Jude Dobson’s Washington dream

Jude Dobson and her family take on the US capital one highlight at a time.

Jude Dobson and her daughter, Rosie.

Pennsylvania Avenue is the best place for your quintessential DC photo. But while you check your angles and backgrounds, take time to look up at the snipers on the tops of the buildings around you – we found it interesting to see how many we could spot.

Washington DC is a city overflowing with political history and intrigue. You simply can’t do DC and not see the National Mall or the White House.

On our trip, though, we didn’t have enough time to see it all, so visited the city’s website,, to figure out what we were willing to miss.

Top of the list was the easy walk from the Obelisk to the Lincoln Memorial.

This was followed by the tranquility of the reflection pool – we added our pennies and made a wish.

Next was figuring out where Forrest Gump and his beloved Jenny had been, standing where Martin Luther King Jr dreamed his dream and looking in awe at Lincoln in all his marble glory while reading his Gettysburg address on the walls.

Down the steps, we visited the Korean War memorial on one side and the Vietnam one on the other. Sobering stuff.

We headed back towards the Obelisk, not forgetting to look left at the White House beyond the National Tree (we visited at Christmas and saw it fully lit up – that’d be a steep power bill!).

Inside the iconic Old Ebbitt Grill.

Another must-do was Arlington National Cemetery. It’s the final resting place of more than 400,000 active duty US military members, veterans and their families, and is a national shrine.

Many notables are buried there and you’ll be issued a handy map to find them all. But it’s President Kennedy and his family who always draw the crowds.

Walking to the back of the cemetery took us to the Tomb of the Unknown Soldier. There’s a 24-hour guard in place, 365 days of the year – whatever the weather.

The elaborate ritual on the hour in winter and the half-hour in summer to change the guard was quite some ceremony. The accompanying museum was also well done.

Arlington National Cemetery is a moving spot to visit, and is a national shrine.

The Capitol has a fantastic tour with informative guides. As well as the huge amount of historical and modern-day info on offer, there are cool “Did you know?” moments too.

Reagan was the president of my youth, so I was interested to hear that his statue has concrete pieces from the Berlin Wall in it. Then there’s President John Quincy Adam’s plaque on the floor to note where his seat was.

The guide explained how he could listen in secret to his opponent’s conversations on the other side of the hall, and you’ll discover the parabolic effect of the room.

We were sure to get a free pass to see the Senate and Congress – they have their own guides and a comprehensive 20-page book to give away, and finding our way there was half the fun.

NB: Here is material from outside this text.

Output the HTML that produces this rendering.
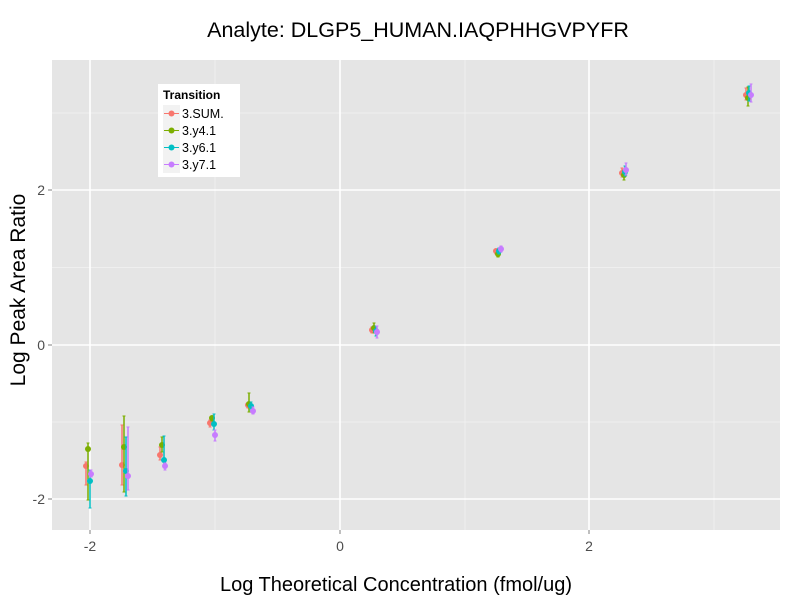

Ford Theatre, where Lincoln was shot, and the house across the road where he died is also a must-see. Our guide spoke from the theatre stage, recounting the story of that day and the lead-up to it.

Across the road, we went back to 1885 in his former home and the museum then went through the aftermath. A visit loved by all ages in our group.

The Vietnam Veteran’s Memorial.

Insider’s Guide to…the US capital

Best drink: If you want to splash out, the rooftop bar of the W Hotel, called POV, is a go-to cocktail spot. Overlooking the White House and the National Mall. It’s a treat to see the city all lit up.

Local flavour: Old Ebbitt Grill is a DC institution just across from the White House, frequented by politicians and the who’s who of DC. It has a huge wood-panelled bar with oysters a specialty to go with your Champagne, as well as a bustling restaurant with a broad menu that is family friendly.

Best photo opportunity: Wow – it’s easy to fill your camera roll! It’s hard to beat the Obelisk or Lincoln Memorial, though.